NEW YORK — Mayor Bill de Blasio said Tuesday that the New York Police Department would have a plan within 30 days to slash arrests for marijuana possession, although he did not provide any details about how enforcement would change.

“The NYPD will overhaul and reform its policies related to marijuana enforcement in the next 30 days,” de Blasio said. “We must and we will end unnecessary arrests and end disparity in enforcement.”

The mayor’s comments — a turnabout from defending marijuana arrest tactics during his administration — followed the publication of a New York Times story Sunday documenting the enormous racial gap in marijuana enforcement. Across the city, black people were arrested on low-level marijuana charges at eight times the rate of white people over the past three years.

A senior police official had said in February that the reason for the racial gap was that more residents in predominantly black and Hispanic neighborhoods were calling to complain about marijuana. But the Times article showed that among neighborhoods where people called about marijuana at the same rate, the police almost always made arrests at a higher rate in the area with more black residents.

The mayor’s announcement highlighted the huge discretion afforded the city to enforce the state’s marijuana law as police officials see fit. De Blasio had previously deferred to the state law prohibiting marijuana use when asked about city policies and said he was not prepared to support legalizing the drug.

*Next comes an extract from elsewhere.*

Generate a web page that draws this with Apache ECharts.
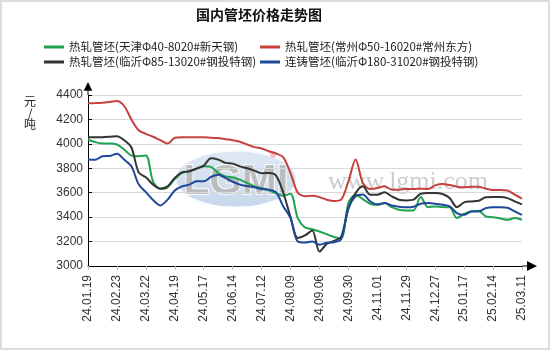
<!DOCTYPE html>
<html>
<head>
<meta charset="utf-8">
<script src="https://cdn.jsdelivr.net/npm/echarts@6/dist/echarts.min.js"></script>
<style>
  html, body { margin: 0; padding: 0; background: #fff; }
  #wrap { position: relative; width: 550px; height: 350px; }
  #chart { width: 550px; height: 350px; }
  #frame { position: absolute; left: 0; top: 0; width: 550px; height: 350px; box-sizing: border-box; border: 2px solid #dedede; pointer-events: none; }
</style>
</head>
<body>
<div id="wrap"><div id="chart"></div><div id="frame"></div></div>
<script>
// Weekly quotation dates
const dates = [
  '24.01.19','24.01.26','24.02.02','24.02.08','24.02.23','24.03.01','24.03.08','24.03.15',
  '24.03.22','24.03.29','24.04.03','24.04.12','24.04.19','24.04.26','24.04.30','24.05.10',
  '24.05.17','24.05.24','24.05.31','24.06.07','24.06.14','24.06.21','24.06.28','24.07.05',
  '24.07.12','24.07.19','24.07.26','24.08.02','24.08.09','24.08.16','24.08.23','24.08.30',
  '24.09.06','24.09.13','24.09.20','24.09.25','24.09.30','24.10.11','24.10.18','24.10.25',
  '24.11.01','24.11.08','24.11.15','24.11.22','24.11.29','24.12.06','24.12.13','24.12.20',
  '24.12.27','25.01.03','25.01.08','25.01.13','25.01.17','25.01.24','25.02.07','25.02.10',
  '25.02.14','25.02.21','25.02.28','25.03.05','25.03.11'
];

const seriesNames = [
  '热轧管坯(天津Φ40-8020#新天钢)',
  '热轧管坯(常州Φ50-16020#常州东方)',
  '热轧管坯(临沂Φ85-13020#钢投特钢)',
  '连铸管坯(临沂Φ180-31020#钢投特钢)'
];

// 元/吨
const tianjin = [
  4036,4014,4003,4003,3995,3954,3904,3899,3905,3690,3633,3644,3712,3762,3775,3797,
  3817,3811,3762,3734,3726,3707,3680,3652,3638,3619,3597,3575,3592,3392,3315,
  3301,3282,3260,3238,3227,3515,3584,3548,3510,3501,3515,3482,3460,3455,3455,
  3564,3482,3488,3482,3480,3392,3427,3449,3452,3405,3400,3389,3378,3392,3378
];
const changzhou = [
  4332,4334,4337,4342,4351,4310,4200,4112,4082,4058,4030,4003,4050,4055,4055,4055,
  4055,4049,4047,4038,4030,4017,3995,3973,3962,3940,3921,3890,3760,3600,3572,
  3575,3564,3543,3532,3543,3693,3871,3679,3630,3638,3652,3625,3625,3630,3630,
  3633,3630,3660,3671,3663,3649,3644,3649,3649,3633,3622,3622,3619,3584,3551
];
const linyiHot = [
  4055,4055,4055,4058,4063,4030,3970,3767,3726,3666,3633,3652,3721,3767,3775,3797,
  3822,3882,3871,3844,3838,3816,3800,3781,3759,3762,3740,3600,3400,3230,3250,
  3290,3118,3181,3205,3241,3474,3597,3652,3584,3584,3603,3570,3543,3537,3543,
  3592,3597,3597,3589,3556,3482,3521,3529,3534,3562,3564,3564,3556,3529,3504
];
const linyiCast = [
  3871,3869,3899,3901,3918,3871,3816,3670,3605,3540,3496,3543,3619,3652,3666,3693,
  3693,3729,3748,3721,3690,3666,3655,3645,3630,3625,3603,3488,3392,3200,3192,
  3200,3175,3190,3195,3220,3470,3570,3585,3530,3505,3515,3495,3485,3480,3485,
  3510,3515,3510,3501,3488,3433,3419,3447,3447,3474,3482,3482,3477,3447,3419
];

const colors = ['#1fa24f', '#c6413b', '#333333', '#1f479b'];
const values = [tianjin, changzhou, linyiHot, linyiCast];

const latin = 'Liberation Sans, Arial, "Noto Sans CJK SC", sans-serif';
const cjk = '"Noto Sans CJK SC", "Liberation Sans", sans-serif';

// axis end arrow: filled head on a short stem so the axis line runs into it
const arrowPath = 'path://M5,0 L10,10 L5.5,10 L5.5,15 L4.5,15 L4.5,10 L0,10 Z';

const chart = echarts.init(document.getElementById('chart'), null, { renderer: 'canvas' });

const legendBase = {
  orient: 'vertical',
  icon: 'rect',
  itemWidth: 20,
  itemHeight: 3,
  itemGap: 1,
  padding: 0,
  textStyle: { fontFamily: cjk, fontSize: 11.5, color: '#222', lineHeight: 14 }
};

chart.setOption({
  animation: false,
  backgroundColor: '#ffffff',
  color: colors,
  title: {
    text: '国内管坯价格走势图',
    left: 196,
    top: 8,
    padding: 0,
    textStyle: { fontFamily: cjk, fontSize: 14, fontWeight: 'bold', color: '#111' }
  },
  legend: [
    Object.assign({}, legendBase, { left: 44, top: 40, data: [seriesNames[0], seriesNames[2]] }),
    Object.assign({}, legendBase, { left: 260, top: 40, data: [seriesNames[1], seriesNames[3]] })
  ],
  grid: { left: 88, right: 28, top: 95, bottom: 84, containLabel: false },
  xAxis: {
    type: 'category',
    data: dates,
    boundaryGap: false,
    axisLine: {
      lineStyle: { color: '#000', width: 1 },
      symbol: ['none', arrowPath],
      symbolSize: [10, 15],
      symbolOffset: [0, 7.5]
    },
    axisTick: { show: true, interval: 3, length: 4, lineStyle: { color: '#bdbdbd' } },
    axisLabel: {
      interval: 3,
      rotate: 90,
      margin: 9,
      fontFamily: latin,
      fontSize: 12,
      color: '#333'
    },
    splitLine: { show: false }
  },
  yAxis: {
    type: 'value',
    min: 3000,
    max: 4400,
    interval: 200,
    axisLine: {
      show: true,
      lineStyle: { color: '#000', width: 1 },
      symbol: ['none', arrowPath],
      symbolSize: [10, 13],
      symbolOffset: [0, 6.5]
    },
    axisTick: { show: true, inside: true, length: 4, lineStyle: { color: '#000' } },
    axisLabel: {
      margin: 5, fontFamily: latin, fontSize: 12, color: '#333',
      formatter: (v) => String(v)
    },
    splitLine: { lineStyle: { color: '#d9d9d9', width: 1 } }
  },
  graphic: [
    // unit label, stacked vertically
    { type: 'text', x: 30, y: 96, z: 10,
      style: { text: '元\n/\n吨', font: '12px ' + cjk, fill: '#222', lineHeight: 11.5, align: 'center', verticalAlign: 'top' } },
    // site logo watermark
    { type: 'ellipse', z: 0, silent: true,
      shape: { cx: 236, cy: 179, rx: 61, ry: 29 },
      style: {
        fill: new echarts.graphic.LinearGradient(0, 0, 0, 1, [
          { offset: 0, color: '#dbe6f3' }, { offset: 1, color: '#bccfe7' }
        ]),
        stroke: '#ffffff', lineWidth: 3, opacity: 0.85
      } },
    { type: 'text', z: 0, silent: true, x: 236, y: 182,
      style: { text: 'LGMI', font: 'bold 42px ' + latin, fill: '#b8b8b8', stroke: '#ffffff', lineWidth: 2,
               align: 'center', verticalAlign: 'middle', opacity: 0.9 } },
    { type: 'circle', z: 0, silent: true, shape: { cx: 273, cy: 155, r: 3 },
      style: { fill: '#f2b8c0', opacity: 0.9 } },
    { type: 'text', z: 0, silent: true, x: 328, y: 182,
      style: { text: 'www.lgmi.com', font: '26px "Liberation Serif", "DejaVu Serif", serif', fill: '#cdcdcd',
               align: 'left', verticalAlign: 'middle' } }
  ],
  series: seriesNames.map((name, i) => ({
    name: name,
    type: 'line',
    data: values[i],
    symbol: 'none',
    smooth: 0.3,
    z: 3,
    lineStyle: { width: 2, color: colors[i] },
    itemStyle: { color: colors[i] }
  }))
});
</script>
</body>
</html>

Although de Blasio did not say what kind of arrests he deemed unnecessary, the police commissioner, James P. O’Neill, hinted Monday that he was concerned about the police arresting so many people on marijuana charges who had no previous criminal record.

O’Neill said that 36 percent of people arrested on marijuana charges last year had no criminal history.

“That’s not what I’m looking for,” O’Neill said, adding, “I acknowledge this does not help us reduce crime.”

Eliminating arrests for people without a criminal record would reduce the number of people pulled into the criminal justice system and keep them from facing consequences when they apply for jobs or housing or have to deal with immigration issues. But because black and Hispanic people have been the primary targets of low-level enforcement in New York City for decades, they are also more likely to have been arrested before on marijuana or other minor charges and have a criminal record in the first place.

The mayor’s comments, delivered at a progressive policy conference in Washington that he had already planned to attend, came as the district attorneys in Brooklyn and Manhattan were working on plans to stop prosecuting the vast majority of people arrested for marijuana.

The Brooklyn District Attorney’s Office, which in 2014 decided to stop prosecuting many low-level marijuana cases, is considering expanding its policy so that more people currently subject to arrest on marijuana charges, including those who smoke outside without creating a public nuisance, would not be prosecuted, one official familiar with the discussions said.

The Manhattan District Attorney’s Office, which last year decided to lighten penalties for some marijuana offenders, would decline to prosecute all but several hundred low-level marijuana cases annually under the plan, with some exceptions for people with serious criminal histories, a second official said.

Defense lawyers have questioned why the policies under consideration carve out exceptions for people with criminal histories. Research has found no good evidence that marijuana arrests are associated with reductions in serious crime in New York City.

Defense lawyers have also expressed concern that giving prosecutors discretion to decide what constitutes a public nuisance would let them continue prosecuting many cases.